Disrupting Class: Technology & Timeframes in Education

Earlier, I was reading Ricardo and wondering whether technology will remove the 'rent' associated with well-known place-based colleges and expand the access to accommodate the teeming masses that are knocking on the door. I did not think I was arguing against good education: I was arguing against the elitism in education, which in turn allows the formation of education ghettos in sub par community colleges and training institutes.



My thoughts have moved forward, in line with my reading about Alfred Marshall's life and work, and I have started wondering about another impact that technology may have on education, by altering the time frames we are used with. Yes, I typically thought education is 'long run', and advised so to the wannabe education entrepreneurs. However, my usage of the terms, 'short run' and 'long run', was more in line with popular use, than the meanings ascribed to them by the economist who first used them; Marshall, indeed.



Marshall's short run and long run concepts were not just a short time and a long time, but had proper economic meaning ascribed to it. He thought of short run in terms of the time frame required to vary the 'variable factors' of production, like hiring more labour. His 'long run' was the time one requires to vary the 'fixed factors', like land and machinery. He indeed thought this varies from industry to industry.



Consider education for a moment in this light. Short run in education is the time we require to expand (or shrink) variable factors, like the number of lecturers and administrators. The long run is the time we require to vary the 'plant and machinery', not just rooms and air-conditioners, but also curriculum and material and everything else that requires more time and preparation.



Now, thinking from this angle, I can see two problems with my earlier thinking. First, it is wrong to think that there is no short run in education. Short run is a technical term employed by economists, and not to be confused with the 'royal road' in Aristotle's dictum. There is always a short run in every industry, even if short run means a few years in some of them. Second, the time frames for short run and long run in every industry is shrinking because of technology. Since long run isn't a fixed time as one would like to think, but a technically defined time horizon, it is indeed variable.
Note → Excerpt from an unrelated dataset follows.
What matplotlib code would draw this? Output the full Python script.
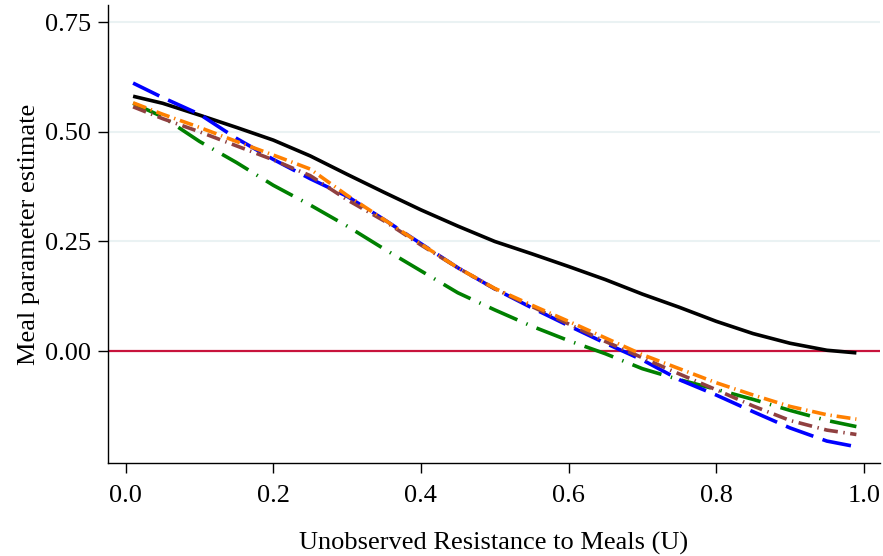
import matplotlib
matplotlib.use("Agg")
import matplotlib.pyplot as plt

u = [0.01, 0.05, 0.10, 0.15, 0.20, 0.25, 0.30, 0.35, 0.40, 0.45, 0.50,
     0.55, 0.60, 0.65, 0.70, 0.75, 0.80, 0.85, 0.90, 0.95, 0.99]

black = [0.581, 0.565, 0.538, 0.510, 0.481, 0.445, 0.403, 0.362, 0.322, 0.285, 0.250,
         0.222, 0.193, 0.163, 0.130, 0.100, 0.068, 0.040, 0.018, 0.002, -0.004]
blue = [0.611, 0.578, 0.540, 0.485, 0.437, 0.393, 0.353, 0.300, 0.245, 0.190, 0.142,
        0.099, 0.058, 0.018, -0.020, -0.065, -0.100, -0.138, -0.175, -0.205, -0.218]
orange = [0.566, 0.540, 0.510, 0.478, 0.447, 0.415, 0.355, 0.300, 0.244, 0.190, 0.143,
          0.105, 0.068, 0.030, -0.008, -0.040, -0.072, -0.100, -0.126, -0.145, -0.155]
brown = [0.557, 0.530, 0.500, 0.468, 0.436, 0.400, 0.345, 0.297, 0.242, 0.190, 0.142,
         0.102, 0.062, 0.022, -0.015, -0.052, -0.088, -0.125, -0.158, -0.180, -0.190]
green = [0.565, 0.534, 0.478, 0.430, 0.378, 0.333, 0.285, 0.233, 0.183, 0.133, 0.094,
         0.057, 0.024, -0.006, -0.040, -0.065, -0.087, -0.110, -0.135, -0.158, -0.172]

yticks = [0.00, 0.25, 0.50, 0.75]
xticks = [0.0, 0.2, 0.4, 0.6, 0.8, 1.0]

plt.rcParams['font.family'] = ['Liberation Serif', 'DejaVu Serif']
plt.rcParams['lines.scale_dashes'] = False

fig = plt.figure(figsize=(8.83, 5.56), dpi=100)
ax = fig.add_axes([108/883, 1 - 463/556, (880 - 108)/883, (463 - 5)/556])

for yv in yticks[1:]:
    ax.axhline(yv, color='#eaf2f3', lw=1.5, zorder=0)
ax.axhline(0, color='#c8143c', lw=1.6, zorder=1)

lw = 2.6
ax.plot(u, black, color='black', lw=lw, solid_capstyle='butt', zorder=3)
l, = ax.plot(u, green, color='#008000', lw=lw, zorder=3)
l.set_dashes([22, 7, 1, 7])
l, = ax.plot(u, blue, color='#0000ff', lw=lw, zorder=3)
l.set_dashes([21, 7])
l, = ax.plot(u, brown, color='#904040', lw=lw, zorder=4)
l.set_dashes([10, 4, 1, 4])
l, = ax.plot(u, orange, color='#ff8000', lw=lw, zorder=5)
l.set_dashes([10, 3.5, 1, 3.5])

ax.set_xlim(-0.024, 1.022)
ax.set_ylim(-0.255, 0.789)
ax.set_yticks(yticks)
ax.set_yticklabels(['0.00', '0.25', '0.50', '0.75'])
ax.set_xticks(xticks)
ax.set_xticklabels(['0.0', '0.2', '0.4', '0.6', '0.8', '1.0'])

for s in ['top', 'right']:
    ax.spines[s].set_visible(False)
for s in ['left', 'bottom']:
    ax.spines[s].set_linewidth(1.0)
ax.tick_params(axis='both', direction='out', length=7, width=1, labelsize=19, pad=5)
ax.tick_params(axis='x', pad=9)

ax.set_xlabel('Unobserved Resistance to Meals (U)', fontsize=19, labelpad=18)
ax.set_ylabel('Meal parameter estimate', fontsize=19, labelpad=4)

fig.savefig('out.png', dpi=100)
In my experiences with the universities, in India and in the UK, I think these points are often missed out. The academic world seems to move with its own invariable timescales, which is oblivious of technology and everything else around them. There needs to be exam boards where the members of the faculty must meet physically, and hence it needs to be on an appointed day when all members need to be geographically present, regardless of the increasingly global nature of academic work and prevalence of conference technologies at every level of modern day work and life. Meeting of such kind on Skype or Webex will surely be sacrilege. I have picked a particular example, but such rigid time frame thinking prevails at every level of university work.



I was recently confronted by a pretty recently formulated rule that a student can not be granted a post-graduate degree within one year of their registration with the university: While one can argue that the student is supposed to do an one year long course, time tabled, to earn a post-graduate degree, one can clearly see that this rule is a still-born when this is being applied to a completely online programme.



It surely helps to read Marshall and understand his concepts of economic time. One should remember Marshall was a gradualist, deeply influenced by Darwin and who started his famed Principles of Economics with the Latin quote 'Natura non facit saltum', 'nature makes no sudden leaps'. But keeping in mind the Darwinian principles, whereas a thousand years makes not much of a difference (which would surely suit some of the university professors), a short lifetime of a single mutant may determine the future of a species. In education, whereas the concept of short and long runs may vary in time from the popular perception, it still remains a dynamic concept and may just be reaching the tipping point of the mutant species.